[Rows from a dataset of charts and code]
⁂
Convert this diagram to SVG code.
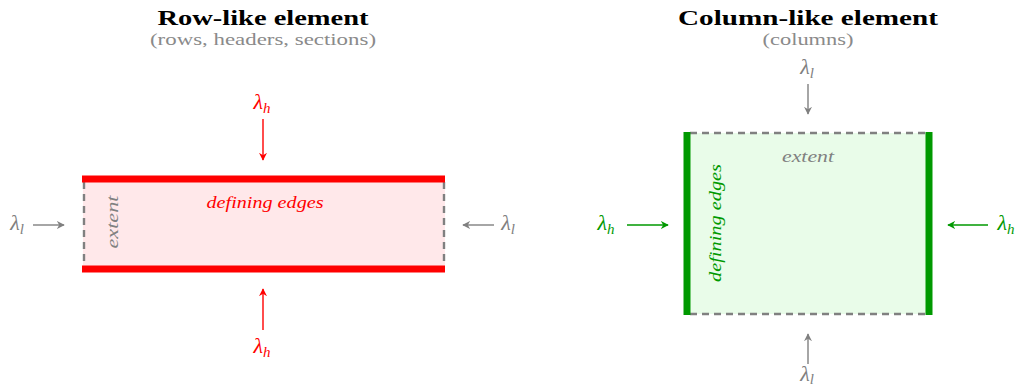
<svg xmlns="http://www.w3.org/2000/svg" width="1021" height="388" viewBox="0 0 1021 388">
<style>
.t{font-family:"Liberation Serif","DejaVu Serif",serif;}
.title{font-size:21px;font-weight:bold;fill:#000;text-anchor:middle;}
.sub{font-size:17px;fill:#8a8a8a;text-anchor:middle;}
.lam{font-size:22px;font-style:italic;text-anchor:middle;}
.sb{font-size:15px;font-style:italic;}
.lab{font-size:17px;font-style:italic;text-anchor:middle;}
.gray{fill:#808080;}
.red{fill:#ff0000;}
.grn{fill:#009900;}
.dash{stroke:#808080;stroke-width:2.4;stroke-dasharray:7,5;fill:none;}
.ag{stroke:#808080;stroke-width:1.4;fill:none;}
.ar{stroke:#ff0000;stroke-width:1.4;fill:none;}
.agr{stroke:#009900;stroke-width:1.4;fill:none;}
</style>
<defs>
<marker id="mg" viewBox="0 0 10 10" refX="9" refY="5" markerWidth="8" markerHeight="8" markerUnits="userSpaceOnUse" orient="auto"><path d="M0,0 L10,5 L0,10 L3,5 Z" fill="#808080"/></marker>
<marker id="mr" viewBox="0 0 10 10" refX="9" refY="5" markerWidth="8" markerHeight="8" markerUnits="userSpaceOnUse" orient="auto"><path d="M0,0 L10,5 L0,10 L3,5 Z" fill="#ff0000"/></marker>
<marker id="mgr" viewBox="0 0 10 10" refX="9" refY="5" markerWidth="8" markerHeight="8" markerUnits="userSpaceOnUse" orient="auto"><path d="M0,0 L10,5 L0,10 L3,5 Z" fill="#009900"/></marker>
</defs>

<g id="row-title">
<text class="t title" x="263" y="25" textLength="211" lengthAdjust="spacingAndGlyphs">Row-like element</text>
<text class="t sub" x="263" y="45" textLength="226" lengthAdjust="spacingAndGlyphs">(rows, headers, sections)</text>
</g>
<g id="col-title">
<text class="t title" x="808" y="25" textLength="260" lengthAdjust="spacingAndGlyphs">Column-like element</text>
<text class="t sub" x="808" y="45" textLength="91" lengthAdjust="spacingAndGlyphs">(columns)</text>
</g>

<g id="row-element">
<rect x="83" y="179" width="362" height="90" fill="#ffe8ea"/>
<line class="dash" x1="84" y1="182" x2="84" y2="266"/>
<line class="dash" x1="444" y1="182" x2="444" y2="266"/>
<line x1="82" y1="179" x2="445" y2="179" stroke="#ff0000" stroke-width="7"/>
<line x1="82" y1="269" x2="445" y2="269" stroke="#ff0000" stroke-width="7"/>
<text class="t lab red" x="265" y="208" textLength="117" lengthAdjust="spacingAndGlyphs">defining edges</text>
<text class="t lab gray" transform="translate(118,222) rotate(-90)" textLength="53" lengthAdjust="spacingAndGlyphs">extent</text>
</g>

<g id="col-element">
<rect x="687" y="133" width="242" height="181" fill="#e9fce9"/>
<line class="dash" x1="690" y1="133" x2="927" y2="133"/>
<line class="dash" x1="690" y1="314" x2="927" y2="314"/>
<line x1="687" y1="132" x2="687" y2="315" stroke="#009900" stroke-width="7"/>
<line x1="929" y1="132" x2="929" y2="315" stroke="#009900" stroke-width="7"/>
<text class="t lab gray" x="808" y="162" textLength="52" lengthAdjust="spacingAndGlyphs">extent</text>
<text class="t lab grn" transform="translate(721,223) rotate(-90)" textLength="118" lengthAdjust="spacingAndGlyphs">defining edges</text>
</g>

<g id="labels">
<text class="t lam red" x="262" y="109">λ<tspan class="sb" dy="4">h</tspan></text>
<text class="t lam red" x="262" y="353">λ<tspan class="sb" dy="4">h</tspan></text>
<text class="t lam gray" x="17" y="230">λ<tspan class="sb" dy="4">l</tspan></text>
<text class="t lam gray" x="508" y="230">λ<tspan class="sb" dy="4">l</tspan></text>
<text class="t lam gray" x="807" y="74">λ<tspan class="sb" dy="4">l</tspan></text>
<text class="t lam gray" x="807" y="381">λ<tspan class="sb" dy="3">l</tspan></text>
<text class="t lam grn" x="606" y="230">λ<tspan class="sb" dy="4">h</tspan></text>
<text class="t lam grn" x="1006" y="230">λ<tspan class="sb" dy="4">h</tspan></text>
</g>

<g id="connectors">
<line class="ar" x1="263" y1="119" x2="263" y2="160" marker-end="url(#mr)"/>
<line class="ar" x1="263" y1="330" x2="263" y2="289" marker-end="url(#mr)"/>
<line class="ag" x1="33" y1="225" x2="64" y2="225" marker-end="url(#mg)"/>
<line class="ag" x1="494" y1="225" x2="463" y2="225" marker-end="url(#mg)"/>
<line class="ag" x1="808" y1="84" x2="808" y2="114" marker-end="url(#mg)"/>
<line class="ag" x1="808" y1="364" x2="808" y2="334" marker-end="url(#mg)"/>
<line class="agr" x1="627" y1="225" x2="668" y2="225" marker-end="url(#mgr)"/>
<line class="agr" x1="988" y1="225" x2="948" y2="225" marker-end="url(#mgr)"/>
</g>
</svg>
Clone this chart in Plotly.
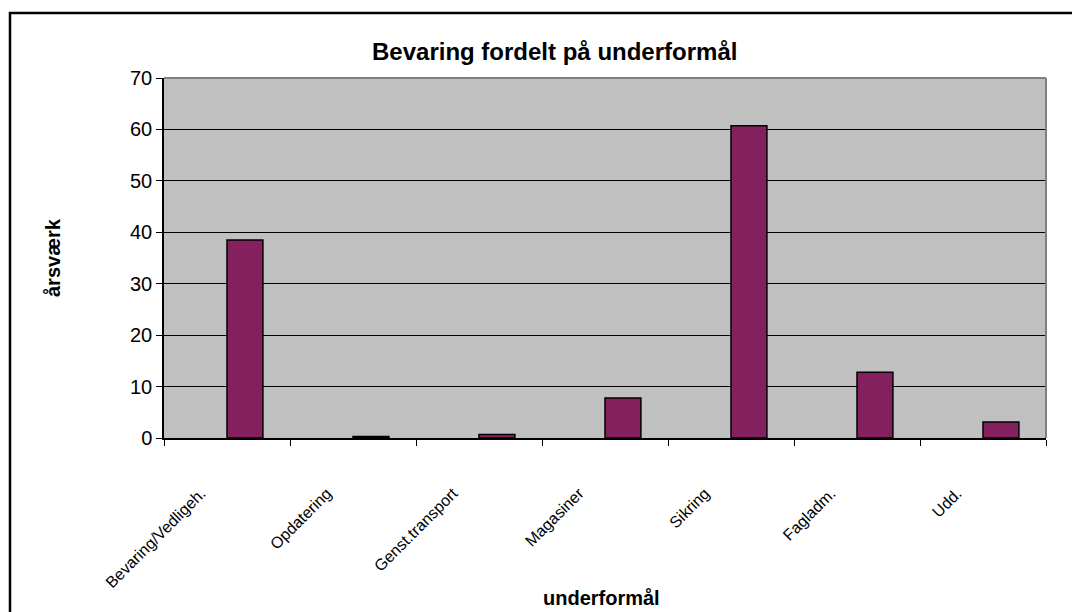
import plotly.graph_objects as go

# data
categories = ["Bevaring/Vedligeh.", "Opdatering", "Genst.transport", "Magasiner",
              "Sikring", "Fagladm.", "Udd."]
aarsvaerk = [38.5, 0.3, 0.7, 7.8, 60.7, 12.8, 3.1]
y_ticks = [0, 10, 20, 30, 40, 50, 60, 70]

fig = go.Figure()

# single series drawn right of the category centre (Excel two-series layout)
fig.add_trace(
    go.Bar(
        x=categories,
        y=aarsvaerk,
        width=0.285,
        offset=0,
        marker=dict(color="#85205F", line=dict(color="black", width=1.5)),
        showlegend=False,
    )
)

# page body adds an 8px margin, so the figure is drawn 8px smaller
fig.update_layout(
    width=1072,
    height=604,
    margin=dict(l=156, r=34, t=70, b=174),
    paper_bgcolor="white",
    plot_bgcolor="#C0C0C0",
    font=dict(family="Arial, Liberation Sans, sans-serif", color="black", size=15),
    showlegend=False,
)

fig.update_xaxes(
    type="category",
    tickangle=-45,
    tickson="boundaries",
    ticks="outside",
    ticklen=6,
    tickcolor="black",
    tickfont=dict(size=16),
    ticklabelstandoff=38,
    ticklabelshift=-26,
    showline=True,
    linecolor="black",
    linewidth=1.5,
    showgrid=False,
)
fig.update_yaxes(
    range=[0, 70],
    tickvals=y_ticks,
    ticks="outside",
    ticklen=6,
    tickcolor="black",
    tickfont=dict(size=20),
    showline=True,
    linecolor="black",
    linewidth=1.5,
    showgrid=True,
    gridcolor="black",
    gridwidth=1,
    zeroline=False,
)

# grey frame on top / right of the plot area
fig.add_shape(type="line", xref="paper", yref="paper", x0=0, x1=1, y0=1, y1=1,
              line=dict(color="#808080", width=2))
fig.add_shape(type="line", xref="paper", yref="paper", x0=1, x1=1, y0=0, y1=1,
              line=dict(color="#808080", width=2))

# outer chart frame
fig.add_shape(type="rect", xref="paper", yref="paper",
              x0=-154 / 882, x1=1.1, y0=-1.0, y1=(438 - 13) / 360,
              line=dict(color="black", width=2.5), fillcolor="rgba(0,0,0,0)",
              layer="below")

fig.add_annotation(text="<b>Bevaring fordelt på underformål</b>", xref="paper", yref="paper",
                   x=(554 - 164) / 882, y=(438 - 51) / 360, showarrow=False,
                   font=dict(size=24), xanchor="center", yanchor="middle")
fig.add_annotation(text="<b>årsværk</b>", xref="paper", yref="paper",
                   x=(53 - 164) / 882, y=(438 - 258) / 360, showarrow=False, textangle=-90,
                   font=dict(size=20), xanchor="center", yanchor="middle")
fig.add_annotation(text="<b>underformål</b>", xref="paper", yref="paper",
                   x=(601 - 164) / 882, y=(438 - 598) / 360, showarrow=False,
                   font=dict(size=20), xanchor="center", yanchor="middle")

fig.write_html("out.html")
⁂
Written problem:
Restate word for word the part that opens with the line containing "Clone this chart in Plotly." and closes with the line containing "import plotly.graph_objects as go", both ends included, and nothing else. Omit any images.

Full solution:
Clone this chart in Plotly.
import plotly.graph_objects as go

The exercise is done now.